A similar problem had confronted Grand Central Terminal whose abundant unused development rights had very limited potential receiving sites. The establishment of the Grand Central Subdistrict expanded the mechanism for transferring development rights and introduced a five percent contribution toward the maintenance of the terminal. This is the percentage that should be our guide.
The floor price will be a serious deterrent to transactions and undermine the planning issues that this mechanism was intended to address. In a real estate market weaker than when this market based price was established, this contribution minimum, as a percentage, would rise and render the cost of a transfer almost confiscatory.
REBNY examined 2,349 parcels in the Subdistrict to see how much the values of the parcels have increased from 2011, the last time the contribution fund was adjusted, and 2016. According to Department of Finance records, the total market value of the parcels in 2016 is $25,396,950,423; this is a 47 percent increase from 2011, when the total value of all the properties was $17,244,463,433.
As an alternative to the City’s proposal, we recommend the current contribution fund amount of $17.60 be adjusted by 47 percent, the same amount the market values of all the properties in the Subdistrict have increased since 2011, which would result in a fixed contribution amount of $25.87 psf.
However, if a more supple mechanism that can capture a rising market or a high priced sale is preferred, we propose a percentage of between 7-9 percent.
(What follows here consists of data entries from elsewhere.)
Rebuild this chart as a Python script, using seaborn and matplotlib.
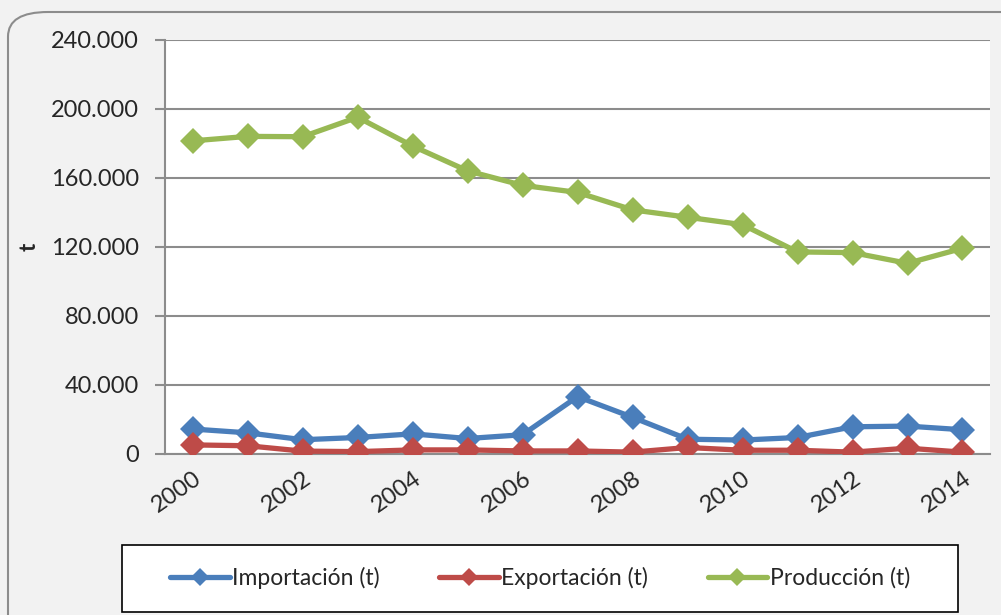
import pandas as pd
import seaborn as sns
import numpy as np
import matplotlib.pyplot as plt
from matplotlib.ticker import FuncFormatter, FixedLocator
from matplotlib.patches import FancyBboxPatch, Rectangle

# Data (t)
years = list(range(2000, 2015))
importacion = [14400, 12200, 8200, 9500, 11600, 8900, 11100, 33200, 21200, 8500, 8000, 9500, 15700, 16100, 14000]
exportacion = [5200, 4700, 1600, 1300, 2300, 2300, 1700, 1700, 1000, 3700, 2100, 2100, 1000, 3300, 1000]
produccion = [181500, 184100, 183900, 195200, 178500, 164100, 155700, 151600, 141500, 137200, 132900, 117100, 116700, 110500, 119200]
series_names = ['Importación (t)', 'Exportación (t)', 'Producción (t)']
colors = ['#4A7EBB', '#BE4B48', '#98B954']
y_ticks = [0, 40000, 80000, 120000, 160000, 200000, 240000]

df = pd.DataFrame({'year': years,
                   series_names[0]: importacion,
                   series_names[1]: exportacion,
                   series_names[2]: produccion})
df_long = df.melt(id_vars='year', var_name='serie', value_name='t')

sns.set_style('white')
plt.rcParams['font.family'] = ['Lato', 'DejaVu Sans']

fig = plt.figure(figsize=(10.01, 6.15), dpi=100, facecolor='#F2F2F2')
ax = fig.add_axes([0.165, 0.262, 0.824, 0.673])
ax.set_facecolor('white')

# Rounded outer frame
frame = FancyBboxPatch((8 / 1001, -0.05), 1.1, 1 - 12 / 615 + 0.05,
                       boxstyle='round,pad=0,rounding_size=0.04',
                       transform=fig.transFigure, facecolor='none',
                       edgecolor='#8C8C8C', linewidth=1.5, zorder=0)
fig.patches.append(frame)

sns.lineplot(data=df_long, x='year', y='t', hue='serie', style='serie',
             hue_order=series_names, style_order=series_names,
             palette=dict(zip(series_names, colors)),
             markers={n: 'D' for n in series_names}, dashes=False,
             linewidth=3.8, markersize=13, markeredgewidth=0, ax=ax, zorder=3)

ax.set_xlim(1999.5, 2014.5)
ax.set_ylim(0, 240000)
ax.yaxis.set_major_locator(FixedLocator(y_ticks))
ax.yaxis.set_major_formatter(FuncFormatter(lambda v, p: f'{v:,.0f}'.replace(',', '.')))
ax.grid(axis='y', color='#8C8C8C', linewidth=1.5)
ax.set_axisbelow(True)

ax.set_xticks(years[::2])
ax.set_xticklabels([str(y) for y in years[::2]], rotation=35, ha='right',
                   va='top', rotation_mode='anchor')
ax.set_xticks(np.arange(1999.5, 2015, 1), minor=True)
ax.tick_params(axis='x', which='major', length=0, labelsize=17, pad=10)
ax.tick_params(axis='x', which='minor', length=6, color='#8C8C8C', width=1.5, direction='out')
ax.tick_params(axis='y', length=7, color='#8C8C8C', width=1.5, labelsize=17, pad=12, left=True)

for side in ['top', 'right']:
    ax.spines[side].set_visible(False)
for side in ['left', 'bottom']:
    ax.spines[side].set_color('#8C8C8C')
    ax.spines[side].set_linewidth(1.5)

ax.set_xlabel('')
ax.set_ylabel('t', fontsize=16, fontweight='bold', labelpad=8)

# Legend box drawn separately, entries centred inside it
box = Rectangle((122 / 1001, 3 / 615), 836 / 1001, 67 / 615, transform=fig.transFigure,
                facecolor='white', edgecolor='black', linewidth=1.2, zorder=1)
fig.patches.append(box)

handles, labels = ax.get_legend_handles_labels()
ax.legend_.remove()
leg = fig.legend(handles, labels, loc='center', ncol=3,
                 bbox_to_anchor=(540 / 1001, 1 - 578 / 615),
                 frameon=False, fontsize=16.5, handlelength=2.6,
                 handletextpad=0.1, columnspacing=2.6)
for h in leg.legend_handles:
    h.set_markersize(9)

fig.savefig('out.png', dpi=100, facecolor=fig.get_facecolor())
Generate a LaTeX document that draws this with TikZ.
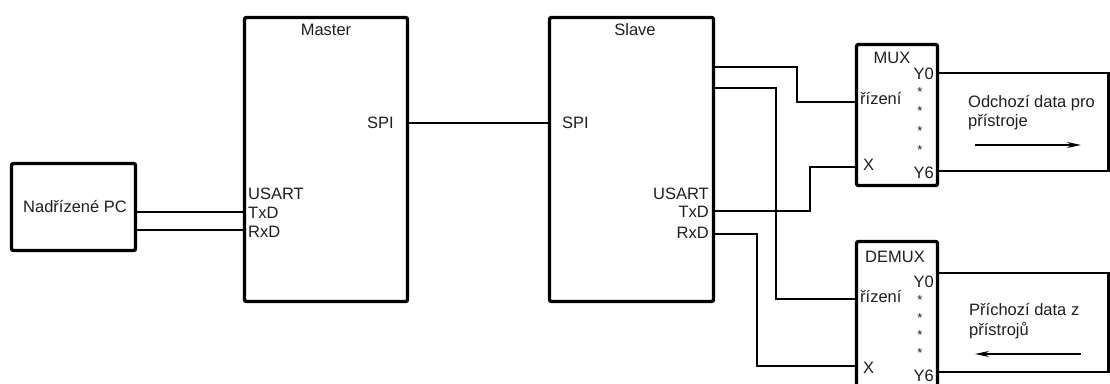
\documentclass[tikz,border=0pt]{standalone}
\usepackage{fontspec}
\setmainfont{Liberation Sans}
\usetikzlibrary{arrows.meta}
\begin{document}
\begin{tikzpicture}[x=1pt,y=-1pt,
  blk/.style={draw,line width=3.4pt,rounded corners=2pt,inner sep=0pt,outer sep=0pt,anchor=north west},
  wire/.style={line width=2.3pt},
  lbl/.style={inner sep=0pt,font=\fontsize{16.5}{19}\selectfont,text=black!88},
  dot/.style={inner sep=0pt,font=\fontsize{13}{14}\selectfont,text=black!88}
]
\clip (0,0) rectangle (1110,383);
\fill[white] (0,0) rectangle (1110,383);

% boxes
\node[blk,minimum width=124pt,minimum height=87pt] (pc) at (11.5,163.5) {};
\node[blk,minimum width=163pt,minimum height=284pt] (master) at (244.5,17.5) {};
\node[blk,minimum width=164pt,minimum height=284pt] (slave) at (549.5,17.5) {};
\node[blk,minimum width=81pt,minimum height=141pt] (mux) at (856.5,44.5) {};
\node[blk,minimum width=81pt,minimum height=160pt] (demux) at (856.5,241.5) {};

% labels
\node[lbl] (pct) at (75,207) {Nadřízené PC};
\node[lbl,anchor=base] (mt) at (326,35) {Master};
\node[lbl,anchor=base east] (mspi) at (394,128) {SPI};
\node[lbl,anchor=base west] (mus) at (248,199) {USART};
\node[lbl,anchor=base west] (mtx) at (248,218) {TxD};
\node[lbl,anchor=base west] (mrx) at (248,237) {RxD};

\node[lbl,anchor=base] (st) at (635,35) {Slave};
\node[lbl,anchor=base west] (sspi) at (562,128) {SPI};
\node[lbl,anchor=base east] (sus) at (709,199) {USART};
\node[lbl,anchor=base east] (stx) at (709,217) {TxD};
\node[lbl,anchor=base east] (srx) at (709,238) {RxD};

\node[lbl,anchor=base] (mxt) at (892,63) {MUX};
\node[lbl,anchor=base east] (my0) at (934,79) {Y0};
\node[lbl,anchor=base west] (mriz) at (860,104) {řízení};
\node[lbl,anchor=base west] (mx) at (863,170) {X};
\node[lbl,anchor=base east] (my6) at (934,178) {Y6};
\foreach \yy [count=\i] in {92,111,131,150}
  \node[dot] (md\i) at (920,\yy) {*};

\node[lbl,anchor=base] (dxt) at (895,262) {DEMUX};
\node[lbl,anchor=base east] (dy0) at (934,287) {Y0};
\node[lbl,anchor=base west] (driz) at (860,302) {řízení};
\node[lbl,anchor=base west] (dx) at (863,373) {X};
\node[lbl,anchor=base east] (dy6) at (934,381) {Y6};
\foreach \yy [count=\i] in {300,318,335,353}
  \node[dot] (dd\i) at (920,\yy) {*};

\node[lbl,anchor=base west] (out1) at (968,107) {Odchozí data pro};
\node[lbl,anchor=base west] (out2) at (968,126) {přístroje};
\node[lbl,anchor=base west] (in1) at (969,315) {Příchozí data z};
\node[lbl,anchor=base west] (in2) at (969,335) {přístrojů};

% arrows
\coordinate (a1s) at (975,145); \coordinate (a1e) at (1081,145);
\draw[line width=1.3pt,-{Stealth[length=14pt,width=6pt]}] (a1s) -- (a1e);
\coordinate (a2s) at (1081,354); \coordinate (a2e) at (975,354);
\draw[line width=1.3pt,-{Stealth[length=14pt,width=6pt]}] (a2s) -- (a2e);

% level coordinates
\coordinate (yTx) at (0,212);
\coordinate (yRx) at (0,230);
\coordinate (ySpi) at (0,123);
\coordinate (yC1) at (0,67);
\coordinate (yC2) at (0,88);
\coordinate (ySTx) at (0,211);
\coordinate (ySRx) at (0,234);
\coordinate (yMr) at (0,102);
\coordinate (yMx) at (0,167);
\coordinate (yDr) at (0,299);
\coordinate (yDx) at (0,366);
\coordinate (yMy0) at (0,73);
\coordinate (yMy6) at (0,171);
\coordinate (yDy0) at (0,273);
\coordinate (yDy6) at (0,372);
\coordinate (xR) at (1108.5,0);

% wires
\draw[wire] (pc.east |- yTx) -- (master.west |- yTx);
\draw[wire] (pc.east |- yRx) -- (master.west |- yRx);
\draw[wire] (master.east |- ySpi) -- (slave.west |- ySpi);

\draw[wire] (slave.east |- yC1) -| (797,102) -- (mux.west |- yMr);
\draw[wire] (slave.east |- yC2) -| (776,299) -- (demux.west |- yDr);
\draw[wire] (slave.east |- ySTx) -| (810,167) -- (mux.west |- yMx);
\draw[wire] (slave.east |- ySRx) -| (757,366) -- (demux.west |- yDx);

\draw[wire] (mux.east |- yMy0) -- (xR |- yMy0) -- (xR |- yMy6) -- (mux.east |- yMy6);
\draw[wire] (demux.east |- yDy0) -- (xR |- yDy0) -- (xR |- yDy6) -- (demux.east |- yDy6);
\end{tikzpicture}
\end{document}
This percentage is based on the fixed price increase of $25.87 if it were converted to a percentage of these recent sales.
This fixed amount or this percentage will continue to fund the program no less than before, and would create a self-adjusting price which would eliminate the need for continued updating as is needed with a fixed amount. It would also not be a deterrent to sales activity
REBNY firmly opposes both the “floor price” and the drastic increase in the proposed Text Amendment.
Lastly, whatever the changes adopted, the new amendment should allow for a grace period for contracts entered into before the effective date of the change and closed within one year of the effective date, with any substantial increase in the rate phased in over five year period.